I was talking to my mom about what food meant to her when she was in college and I realized how similar our bonds were to it. At 18, she packed up her things in Penang, Malaysia, and came to the U.S. for the first time to attend Ohio Wesleyan University. New to adulthood and new to this country, food was her connection to home. She told me about how my Ama would devise substitutes for ingredients not available in Delaware, Ohio. No coconut milk? Yogurt or milk with lemon juice did the trick. Ama would fill her suitcase with frozen sambal and other foods to smuggle back to school with her. My mom told me that as a mother, packing food was a way she could care for  me. “Familiar tastes emotionally reminded me of how a family feels: who cooked what, how my mother used to cook it,” she said.

Life in a small town in Ohio during the ’80s was not easy for my mother. She explained to me, “If you were a foreigner it was even more stark ’cause there were so many white people around. I was more conscious of trying to fit in, but I knew I would never. A big part of my consciousness was missing my own culture but wanting to embrace my own surroundings.” While she enjoyed the new culture and trying the local cuisine, the reality of never fitting in was apparent. People would yell racial slurs at her on the street. She was embarrassed to cook in her own dorm out of fear the aroma of her food would be offensive to its American residents. My mother found a small community, bonded by a longing for familiar flavors. She and the other international students would make an event out of going to the one Chinese restaurant in town. She would frequently go to her friend’s international dorm to cook together. On cultural nights at the dorm, she would make Malaysian food and choreograph Malaysian dances with her friends. As she settled into a foreign reality, food kept her grounded and in touch with her community.
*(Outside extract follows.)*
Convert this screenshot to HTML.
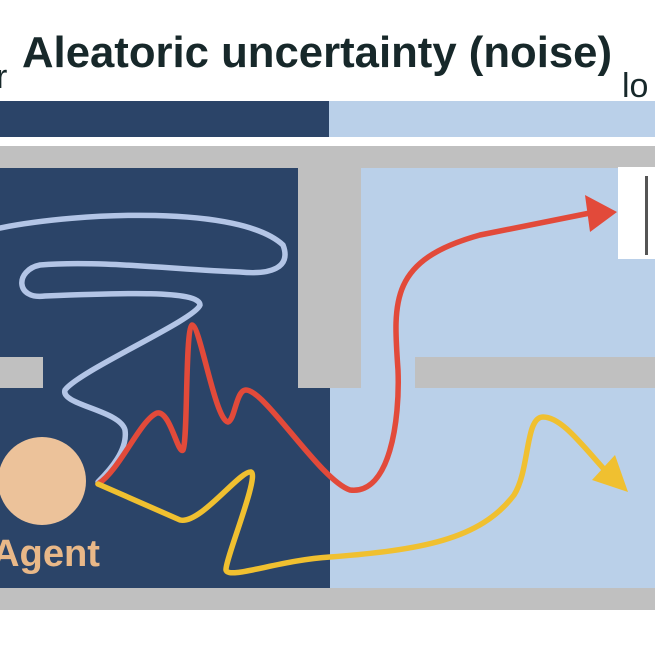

While my mother and I had completely different circumstances surrounding our college experiences, we shared the same bond to food. To eat and cook familiar dishes in college was an embodiment of pure familial and cultural love. Food was the antidote to homesickness, loneliness, and isolation. Like my mother, when I go to college my bags are stuffed full of my favorite types of instant ramen, dried mushrooms, nori and noodles, spices, sambal, tea, Milo, Nescafé, and Old Town White Coffee mix. When I make fried rice I think of the last time I was in Malaysia; after complaining about how bad my mom’s fried rice was, my Kong Kong took me into the kitchen and taught me how to really make fried rice. When I use my wok at Oberlin, I am reminded of my mom and my weekly trips to the Asian grocery store during quarantine. We made those trips extra special by picking up bubble tea, pork dumplings, and if we were lucky, fresh Jian Dui for the drive home. In my kitchen here, with the food I cook and the meals I share, my family does not seem so far away. As the scent of garlic and onions sizzling in cumin, turmeric, coriander, and cayenne waft in the air, my house here in Oberlin begins to feel like a home — and for now, that’s enough.